Et cette modularité n’est qu’une première étape. Car ces transformations dans nos modes de vie et de travail entraînent une mutation plus profonde : l’hybridation des bureaux. Ici, il ne s’agit pas seulement d’avoir des lieux modulaires ou modulables, mais bien d’optimiser les bâtiments de bureaux afin d’éviter l’obsolescence, de limiter le gaspillage de ressources et de mixer les usages. Citons, pour exemple, le concept du lieu hybride Garage, à Lille, réalisé par Christophe Levyfve, fondateur et président de Garage et dont Linkcity est partenaire de développement. Conçu dans un ancien garage automobile – d’où son nom –, le bâtiment mixe les usages, ce qui multiplie les temps d’utilisation : bureaux en journée, restaurant le soir, boutique le week-end. Cette densification des usages offre nombre d’avantages, notamment sur le plan économique : l’exploitant bénéficie ainsi d’un bâtiment à fort potentiel, et l’usage maximisé des espaces permet d’en réduire le coût d’exploitation. Un autre intérêt porte sur l’aspect environnemental : autoriser l’installation de commerces durant le week-end permet de limiter la création de nouvelles surfaces commerciales… Sans oublier que construire moins et plus efficace, c’est être plus vertueux sur le plan des émissions de CO².  

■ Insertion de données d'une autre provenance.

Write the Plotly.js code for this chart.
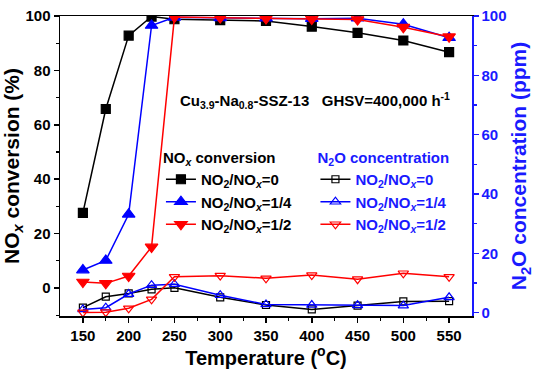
<!DOCTYPE html>
<html><head><meta charset="utf-8">
<script src="https://cdn.plot.ly/plotly-3.0.1.min.js"></script>
<style>html,body{margin:0;padding:0;background:#fff}#c{width:537px;height:372px}</style>
</head><body><div id="c"></div>
<script>
const temps = [150,175,200,225,250,300,350,400,450,500,550];
const noxConv0   = [27.6,65.8,92.8,99.8,98.8,98.5,98.2,96.1,93.8,91.0,86.7];
const noxConv14  = [6.6,10.1,27.1,96.5,99.5,99.3,99.2,99.0,99.2,97.0,92.0];
const noxConv12  = [2.2,1.7,4.4,15.1,99.6,99.4,99.1,98.9,98.7,95.9,92.4];
const n2o0  = [1.7,5.4,6.5,7.9,8.4,5.2,2.6,1.1,2.4,3.8,3.9];
const n2o14 = [1.1,1.7,6.3,9.3,9.6,5.9,2.8,2.6,2.5,2.4,5.2];
const n2o12 = [0.1,0.2,1.5,4.5,12.1,12.5,11.6,12.7,11.3,13.3,12.1];
const seriesNames = ['NO<sub>2</sub>/NO<sub><i>x</i></sub>=0','NO<sub>2</sub>/NO<sub><i>x</i></sub>=1/4','NO<sub>2</sub>/NO<sub><i>x</i></sub>=1/2'];

const BLUE = '#1a1aff';
const FONT = 'Liberation Sans, Arial, sans-serif';
function tr(y, name, color, sym, size, axis, leg){
  return {x: temps, y: y, name: name, type:'scatter', mode:'lines+markers',
    yaxis: axis, legend: leg,
    line:{color: color, width:1.5},
    marker:{symbol: sym, size: size, color: color, line:{color: color, width:1.2}}};
}
const data = [
  tr(noxConv0, seriesNames[0], 'black', 'square', 9, 'y', 'legend'),
  tr(noxConv14, seriesNames[1], 'blue', 'triangle-up', 11, 'y', 'legend'),
  tr(noxConv12, seriesNames[2], 'red', 'triangle-down', 11, 'y', 'legend'),
  tr(n2o0, seriesNames[0], 'black', 'square-open', 7, 'y2', 'legend2'),
  tr(n2o14, seriesNames[1], 'blue', 'triangle-up-open', 9, 'y2', 'legend2'),
  tr(n2o12, seriesNames[2], 'red', 'triangle-down-open', 9, 'y2', 'legend2')
];
const layout = {
  width:537, height:372,
  margin:{l:60, r:65, t:16, b:56},
  paper_bgcolor:'#fff', plot_bgcolor:'#fff',
  font:{family: FONT, size:15, color:'black', weight:'bold'},
  showlegend:true,
  xaxis:{range:[125,575], tickvals:[150,200,250,300,350,400,450,500,550],
    showline:true, linecolor:'black', linewidth:1.5, mirror:true,
    ticks:'outside', ticklen:5, tickwidth:1.5, tickcolor:'black',
    minor:{tickvals:[175,225,275,325,375,425,475,525], ticks:'outside', ticklen:3, tickwidth:1.2, tickcolor:'black'},
    showgrid:false, zeroline:false,
    tickfont:{size:15, family:FONT, weight:'bold'},
    title:{text:'Temperature (<sup>o</sup>C)', font:{size:20, family:FONT, weight:'bold'}, standoff:6}},
  yaxis:{range:[-10.3,100], tickvals:[0,20,40,60,80,100],
    showline:true, linecolor:'black', linewidth:1.5,
    ticks:'outside', ticklen:5, tickwidth:1.5, tickcolor:'black',
    minor:{tickvals:[-10,10,30,50,70,90], ticks:'outside', ticklen:3, tickwidth:1.2, tickcolor:'black'},
    showgrid:false, zeroline:false,
    tickfont:{size:15, family:FONT, weight:'bold'},
    title:{text:'NO<sub><i>x</i></sub> conversion (%)', font:{size:21, family:FONT, weight:'bold'}, standoff:4}},
  yaxis2:{range:[-1.1,100], overlaying:'y', side:'right', tickvals:[0,20,40,60,80,100],
    showline:true, linecolor:BLUE, linewidth:1.5,
    ticks:'outside', ticklen:5, tickwidth:1.5, tickcolor:BLUE,
    minor:{tickvals:[10,30,50,70,90], ticks:'outside', ticklen:3, tickwidth:1.2, tickcolor:BLUE},
    showgrid:false, zeroline:false,
    tickfont:{size:15, family:FONT, weight:'bold', color:BLUE},
    title:{text:'N<sub>2</sub>O concentration (ppm)', font:{size:21, family:FONT, weight:'bold', color:BLUE}, standoff:6}},
  legend:{x:0.245, y:0.575, xanchor:'left', yanchor:'top', bgcolor:'rgba(0,0,0,0)',
    font:{size:15, family:FONT, weight:'bold', color:'black'},
    title:{text:'NO<sub><i>x</i></sub> conversion', font:{size:15, family:FONT, weight:'bold', color:'black'}},
    itemwidth:30, tracegroupgap:0},
  legend2:{x:0.62, y:0.575, xanchor:'left', yanchor:'top', bgcolor:'rgba(0,0,0,0)',
    font:{size:15, family:FONT, weight:'bold', color:BLUE},
    title:{text:'N<sub>2</sub>O concentration', font:{size:15, family:FONT, weight:'bold', color:BLUE}},
    itemwidth:30, tracegroupgap:0},
  annotations:[{xref:'paper', yref:'paper', x:0.62, y:0.72, xanchor:'center', yanchor:'middle', showarrow:false,
    text:'Cu<sub>3.9</sub>-Na<sub>0.8</sub>-SSZ-13\u00a0\u00a0\u00a0GHSV=400,000 h<sup>-1</sup>',
    font:{size:15, family:FONT, weight:'bold', color:'black'}}]
};
Plotly.newPlot('c', data, layout, {displayModeBar:false, staticPlot:true});
</script></body></html>
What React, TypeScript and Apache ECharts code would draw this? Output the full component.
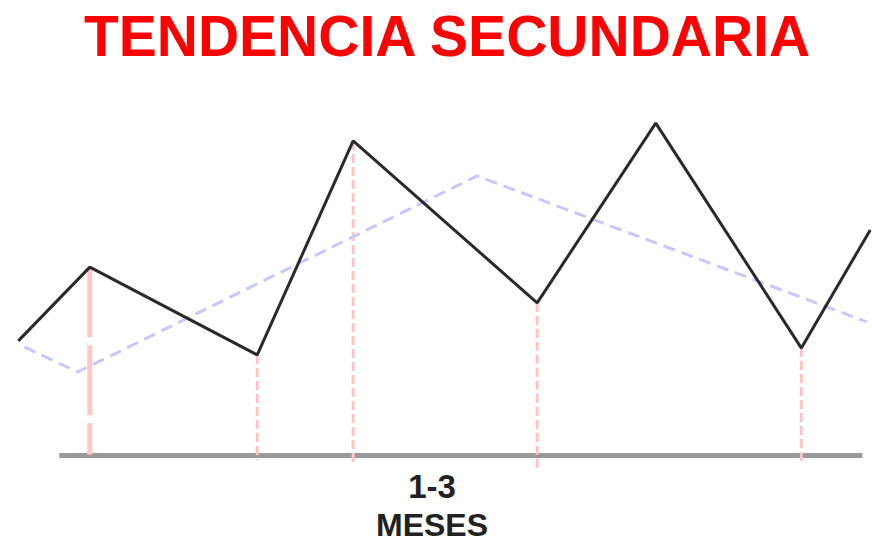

Pour demain : s’intégrer aux stratégies de renouvellement urbain

L’hybridation des bureaux de demain peut prendre une autre forme. En atteste, à Montpellier, le Saint Roch Social Club (Cusy Maraval architectes), dont la livraison est prévue au premier trimestre 2023. Ce bâtiment déploie sur 7300 m² et sept étages, espaces de coworking, hébergement hybride, coliving, restauration, mais aussi lieux de détente ouverts à tous, services et agriculture urbaine sur le toit. Ce qui importe, ici comme à Lille, c’est que ces projets innovants dans les usages s’inscrivent dans un cadre plus large de la transformation de la ville sur elle-même. Ces immeubles, souvent en centre urbain hors quartier d’affaires, les villes en sont friandes. À Montpellier, c’est un élément majeur de la métropole dans la stratégie de renouvellement urbain, avec une localisation en cœur de ville.

Pour demain : engager un cercle vertueux 

Idem à Lyon, avec le programme #Work1 de David Chipperfield Architects. Le bâtiment, livré fin 2021, franchit une autre étape : celle de la réversibilité des espaces de travail. Plus clairement, il s’agit ici d’anticiper le changement d’affectation – soit des bureaux transformés en logements –, en accompagnant les évolutions des modes de vie et la mutation des territoires. En effet, le bâtiment est situé à proximité immédiate de l’autoroute A7, laquelle longe le quartier de La Confluence. Compte tenu de cette proximité, difficile d’y concevoir autre chose que des bureaux. Mais l’autoroute, déclassée, sera transformée en un boulevard urbain apaisé, d’ici à 2030. L’immeuble pourvu de larges balcons filants pourra donc, si le besoin est, accueillir des logements. Anticiper les changements, c’est réduire de facto le coût de la réversibilité. Autre aspect et non des moindres : la dimension environnementale des bureaux de demain. Ainsi un bâtiment conçu pour être réversible aura une plus longue durée de vie.

On le voit, avec ces approches, modularité, hybridation, réversibilité… Autant dire un cercle vertueux à tous points de vue, pour les usagers, les exploitants, les collectivités, ou encore l’environnement.